Exploring Power Semiconductors: The Key to Efficient Energy Conversion

 

In today’s rapidly evolving technological landscape, power semiconductors are at the heart of efficient electrical energy conversion and control. From electric vehicles and smart appliances to renewable energy systems, these devices play a crucial role in maximizing energy efficiency and optimizing system performance.

What Are Power Semiconductors?

Power semiconductors are electronic devices designed to convert and control electrical energy with minimal loss. Essentially, they enable the transformation of power—for example, converting the direct current (DC) generated by a battery into the alternating current (AC) needed by an electric motor. By ensuring that energy is delivered in the right form and amount, power semiconductors help reduce overall energy consumption and minimize waste, making them indispensable in both everyday devices and large-scale industrial applications.

How Do Power Semiconductors Work?

At the core of power semiconductors lies the principle of high-speed switching. These devices rapidly toggle between ON and OFF states to regulate the flow of current, ensuring that the precise amount of power is delivered to the connected load. This method of control minimizes energy losses and provides reliable performance even under varying electrical conditions.

Key Components

  • Diode:
    Diodes are the simplest form of power semiconductors, allowing current to flow in only one direction. They are essential in rectification processes—converting AC to DC—and are valued for their simple structure and high reliability.

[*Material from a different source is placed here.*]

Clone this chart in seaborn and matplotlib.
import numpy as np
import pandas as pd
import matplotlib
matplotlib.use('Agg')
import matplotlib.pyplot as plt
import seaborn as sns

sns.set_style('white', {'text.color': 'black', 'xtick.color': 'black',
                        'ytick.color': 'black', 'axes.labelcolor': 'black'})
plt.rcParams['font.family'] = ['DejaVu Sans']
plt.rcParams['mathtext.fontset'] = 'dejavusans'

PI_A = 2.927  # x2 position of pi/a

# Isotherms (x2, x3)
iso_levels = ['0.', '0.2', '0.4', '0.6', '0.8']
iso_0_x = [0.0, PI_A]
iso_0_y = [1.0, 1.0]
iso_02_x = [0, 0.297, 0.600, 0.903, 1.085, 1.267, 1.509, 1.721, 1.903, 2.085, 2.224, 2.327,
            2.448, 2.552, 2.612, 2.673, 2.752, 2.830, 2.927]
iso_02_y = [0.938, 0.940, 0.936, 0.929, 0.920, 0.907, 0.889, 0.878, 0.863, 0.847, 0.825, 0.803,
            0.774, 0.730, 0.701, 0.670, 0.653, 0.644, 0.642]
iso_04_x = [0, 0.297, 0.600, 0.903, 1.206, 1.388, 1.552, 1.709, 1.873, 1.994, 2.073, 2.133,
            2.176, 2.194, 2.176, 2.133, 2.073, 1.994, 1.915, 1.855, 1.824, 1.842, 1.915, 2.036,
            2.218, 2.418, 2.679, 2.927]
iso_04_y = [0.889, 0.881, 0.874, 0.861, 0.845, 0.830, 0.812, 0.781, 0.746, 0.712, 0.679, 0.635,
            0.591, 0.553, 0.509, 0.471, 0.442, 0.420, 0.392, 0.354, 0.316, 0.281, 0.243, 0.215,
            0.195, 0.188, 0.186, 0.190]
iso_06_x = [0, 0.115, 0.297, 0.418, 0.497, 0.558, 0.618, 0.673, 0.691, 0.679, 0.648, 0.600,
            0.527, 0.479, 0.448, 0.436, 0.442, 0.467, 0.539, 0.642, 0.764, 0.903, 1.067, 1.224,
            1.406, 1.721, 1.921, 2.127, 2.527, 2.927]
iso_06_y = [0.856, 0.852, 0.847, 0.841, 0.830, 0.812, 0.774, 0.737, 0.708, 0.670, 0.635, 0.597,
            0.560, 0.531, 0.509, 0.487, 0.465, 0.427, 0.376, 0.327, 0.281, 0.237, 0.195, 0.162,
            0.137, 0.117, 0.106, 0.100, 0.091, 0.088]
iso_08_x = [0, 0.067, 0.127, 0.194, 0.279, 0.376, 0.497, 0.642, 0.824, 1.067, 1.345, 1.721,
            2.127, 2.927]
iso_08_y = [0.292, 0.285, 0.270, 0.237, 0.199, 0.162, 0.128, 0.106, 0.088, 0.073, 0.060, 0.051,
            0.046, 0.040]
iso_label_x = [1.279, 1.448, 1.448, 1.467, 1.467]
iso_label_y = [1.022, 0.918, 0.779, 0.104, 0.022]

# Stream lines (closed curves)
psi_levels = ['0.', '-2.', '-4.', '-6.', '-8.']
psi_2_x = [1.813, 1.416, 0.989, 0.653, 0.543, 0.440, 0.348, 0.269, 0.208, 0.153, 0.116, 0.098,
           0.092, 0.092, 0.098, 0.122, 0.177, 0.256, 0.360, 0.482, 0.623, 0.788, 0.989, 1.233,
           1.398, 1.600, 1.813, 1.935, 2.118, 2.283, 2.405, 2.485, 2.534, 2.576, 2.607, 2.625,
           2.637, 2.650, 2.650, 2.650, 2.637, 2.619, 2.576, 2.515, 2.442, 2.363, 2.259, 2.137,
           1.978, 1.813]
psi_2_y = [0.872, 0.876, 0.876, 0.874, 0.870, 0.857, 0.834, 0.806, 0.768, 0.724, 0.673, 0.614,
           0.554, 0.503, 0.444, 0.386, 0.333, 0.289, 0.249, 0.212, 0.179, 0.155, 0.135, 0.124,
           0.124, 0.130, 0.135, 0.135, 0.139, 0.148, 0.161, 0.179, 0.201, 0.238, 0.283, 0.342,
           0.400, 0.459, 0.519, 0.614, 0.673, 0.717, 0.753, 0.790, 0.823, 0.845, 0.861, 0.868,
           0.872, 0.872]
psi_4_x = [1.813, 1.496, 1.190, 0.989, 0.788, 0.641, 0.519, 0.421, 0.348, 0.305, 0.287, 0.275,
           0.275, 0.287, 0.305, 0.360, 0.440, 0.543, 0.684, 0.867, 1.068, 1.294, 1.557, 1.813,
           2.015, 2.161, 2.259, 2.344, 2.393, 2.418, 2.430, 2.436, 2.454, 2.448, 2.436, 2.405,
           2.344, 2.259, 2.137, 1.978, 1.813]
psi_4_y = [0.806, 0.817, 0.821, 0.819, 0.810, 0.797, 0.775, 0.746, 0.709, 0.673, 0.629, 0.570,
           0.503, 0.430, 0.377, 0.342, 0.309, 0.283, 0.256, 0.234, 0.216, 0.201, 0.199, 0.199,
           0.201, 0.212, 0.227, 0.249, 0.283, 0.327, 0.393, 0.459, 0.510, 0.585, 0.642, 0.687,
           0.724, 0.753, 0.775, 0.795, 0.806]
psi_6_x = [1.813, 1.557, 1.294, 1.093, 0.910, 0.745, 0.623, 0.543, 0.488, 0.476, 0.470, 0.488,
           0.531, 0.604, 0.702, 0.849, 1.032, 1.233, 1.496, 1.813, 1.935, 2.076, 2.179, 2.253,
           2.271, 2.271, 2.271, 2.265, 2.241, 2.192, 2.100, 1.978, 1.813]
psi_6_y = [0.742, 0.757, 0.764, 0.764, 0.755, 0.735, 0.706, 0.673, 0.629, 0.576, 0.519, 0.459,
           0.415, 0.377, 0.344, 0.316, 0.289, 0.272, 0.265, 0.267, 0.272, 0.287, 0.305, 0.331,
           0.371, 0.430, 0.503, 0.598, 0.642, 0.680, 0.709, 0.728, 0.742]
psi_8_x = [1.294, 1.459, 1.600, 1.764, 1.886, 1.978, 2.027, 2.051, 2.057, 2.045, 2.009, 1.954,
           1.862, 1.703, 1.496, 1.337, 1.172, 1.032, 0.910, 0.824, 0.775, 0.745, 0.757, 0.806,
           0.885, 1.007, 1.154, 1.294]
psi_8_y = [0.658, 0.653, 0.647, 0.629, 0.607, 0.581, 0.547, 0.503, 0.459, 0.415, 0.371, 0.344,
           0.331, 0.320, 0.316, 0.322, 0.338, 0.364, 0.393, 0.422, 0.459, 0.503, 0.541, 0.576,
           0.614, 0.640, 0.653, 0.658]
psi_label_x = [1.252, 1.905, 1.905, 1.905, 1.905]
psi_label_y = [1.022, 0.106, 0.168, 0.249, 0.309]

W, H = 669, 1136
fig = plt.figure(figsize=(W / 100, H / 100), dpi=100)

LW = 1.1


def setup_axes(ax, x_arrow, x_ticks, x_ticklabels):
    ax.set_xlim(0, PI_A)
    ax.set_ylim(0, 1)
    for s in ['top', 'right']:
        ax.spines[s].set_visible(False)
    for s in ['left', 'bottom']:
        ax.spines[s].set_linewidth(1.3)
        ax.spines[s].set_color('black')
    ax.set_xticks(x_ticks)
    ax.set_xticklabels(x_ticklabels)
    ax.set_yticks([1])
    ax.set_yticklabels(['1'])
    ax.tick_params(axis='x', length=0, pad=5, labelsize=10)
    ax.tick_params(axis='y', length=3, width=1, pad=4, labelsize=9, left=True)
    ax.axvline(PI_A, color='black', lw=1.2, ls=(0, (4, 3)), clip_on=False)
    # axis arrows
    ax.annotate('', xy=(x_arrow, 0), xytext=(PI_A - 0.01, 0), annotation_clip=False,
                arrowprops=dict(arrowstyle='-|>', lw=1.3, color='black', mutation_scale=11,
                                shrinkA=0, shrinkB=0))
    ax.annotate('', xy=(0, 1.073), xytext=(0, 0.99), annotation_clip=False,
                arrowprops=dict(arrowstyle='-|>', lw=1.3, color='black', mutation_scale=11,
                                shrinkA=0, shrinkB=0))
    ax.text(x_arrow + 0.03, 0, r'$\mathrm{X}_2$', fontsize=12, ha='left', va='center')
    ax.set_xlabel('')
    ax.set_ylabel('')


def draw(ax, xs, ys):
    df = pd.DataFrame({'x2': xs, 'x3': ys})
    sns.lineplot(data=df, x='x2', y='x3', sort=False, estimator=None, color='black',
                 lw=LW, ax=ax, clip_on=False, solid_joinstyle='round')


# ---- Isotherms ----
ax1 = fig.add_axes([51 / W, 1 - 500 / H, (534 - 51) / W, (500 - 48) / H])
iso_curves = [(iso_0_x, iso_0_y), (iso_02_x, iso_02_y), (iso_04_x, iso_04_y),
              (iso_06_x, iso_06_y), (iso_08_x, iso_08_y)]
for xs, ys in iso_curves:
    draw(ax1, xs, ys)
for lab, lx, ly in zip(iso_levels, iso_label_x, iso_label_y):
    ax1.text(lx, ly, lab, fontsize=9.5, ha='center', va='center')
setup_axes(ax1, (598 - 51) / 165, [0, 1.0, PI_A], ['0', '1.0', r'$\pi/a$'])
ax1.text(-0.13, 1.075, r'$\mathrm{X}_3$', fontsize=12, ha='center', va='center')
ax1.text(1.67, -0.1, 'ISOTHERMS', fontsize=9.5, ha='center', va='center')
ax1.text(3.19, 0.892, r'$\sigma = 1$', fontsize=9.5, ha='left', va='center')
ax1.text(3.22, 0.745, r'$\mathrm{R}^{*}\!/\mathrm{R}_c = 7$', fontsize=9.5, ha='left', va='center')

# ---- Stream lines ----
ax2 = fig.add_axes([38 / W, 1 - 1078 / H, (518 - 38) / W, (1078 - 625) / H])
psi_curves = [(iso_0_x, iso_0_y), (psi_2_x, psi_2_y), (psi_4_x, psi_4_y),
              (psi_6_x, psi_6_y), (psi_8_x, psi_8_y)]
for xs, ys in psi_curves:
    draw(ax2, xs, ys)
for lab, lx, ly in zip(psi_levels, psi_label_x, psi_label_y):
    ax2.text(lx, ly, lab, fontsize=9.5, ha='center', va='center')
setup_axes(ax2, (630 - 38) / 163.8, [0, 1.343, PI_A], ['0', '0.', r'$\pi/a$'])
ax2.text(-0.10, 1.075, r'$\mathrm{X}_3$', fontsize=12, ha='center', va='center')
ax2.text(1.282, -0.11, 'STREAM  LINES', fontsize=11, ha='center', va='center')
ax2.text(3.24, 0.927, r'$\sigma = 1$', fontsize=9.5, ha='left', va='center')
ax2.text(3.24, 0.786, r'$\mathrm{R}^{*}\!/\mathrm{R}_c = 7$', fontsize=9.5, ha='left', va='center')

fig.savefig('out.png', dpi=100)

  • MOSFET (Metal-Oxide-Semiconductor Field-Effect Transistor):
    Known for their high-speed switching capabilities, MOSFETs are ideal for low-voltage applications. Their ability to minimize power loss makes them popular in computer power supplies, household appliances, and automotive power systems.

  • IGBT (Insulated Gate Bipolar Transistor):
    IGBTs combine the rapid switching of MOSFETs with the high-current handling capability of bipolar transistors, making them suitable for high-voltage and high-power applications. They are widely used in electric vehicle inverters and large industrial power converters.

Real-World Applications

Electric Vehicles

In electric vehicles, power semiconductors are the backbone of the inverter systems. They convert DC power from the battery into AC power that drives the motor. Moreover, during regenerative braking, these devices manage the reverse flow of energy, efficiently capturing and storing the energy back into the battery.

High-Speed Chargers

High-speed charging systems for smartphones and electric vehicles also rely on power semiconductors. Their rapid switching capabilities enable precise control over voltage and current, thereby reducing charging times and enhancing battery safety. In many cases, GaN (Gallium Nitride)-based semiconductors are used to minimize energy losses and maximize efficiency.

Renewable Energy Systems

Solar panels and wind turbines generate DC power that must be converted into AC for grid compatibility. Power semiconductors in inverters perform this crucial task, ensuring that renewable energy is converted efficiently and transmitted reliably. Their role is vital in boosting the overall utilization of renewable energy sources.

Household Appliances

Modern appliances such as air conditioners, refrigerators, and washing machines use power semiconductors to optimize energy consumption. For instance, inverter technology in air conditioners allows precise control of compressor speeds, resulting in reduced energy usage and improved temperature regulation, which in turn leads to lower electricity bills and extended appliance lifespan.

Industrial Power Devices

In industrial settings, power semiconductors manage the operation of large motors, welding equipment, and power tools. By providing accurate control over voltage and current, they help enhance energy efficiency and boost overall productivity in heavy-duty applications.

Next-Generation Materials: SiC and GaN

Traditionally, power semiconductors have been built on silicon (Si) substrates. However, newer materials such as Silicon Carbide (SiC) and Gallium Nitride (GaN) are gaining prominence due to their superior performance characteristics:

  • Silicon Carbide (SiC):
    SiC devices boast higher thermal conductivity and robustness under high-voltage and high-temperature conditions. These properties make SiC an excellent choice for high-power applications like electric vehicle inverters and industrial power systems, where efficiency and durability are paramount.

  • Gallium Nitride (GaN):
    GaN offers extremely high switching speeds, making it ideal for high-frequency applications such as fast chargers and communication equipment. Its smaller size and lighter weight allow for the development of more compact and efficient power systems.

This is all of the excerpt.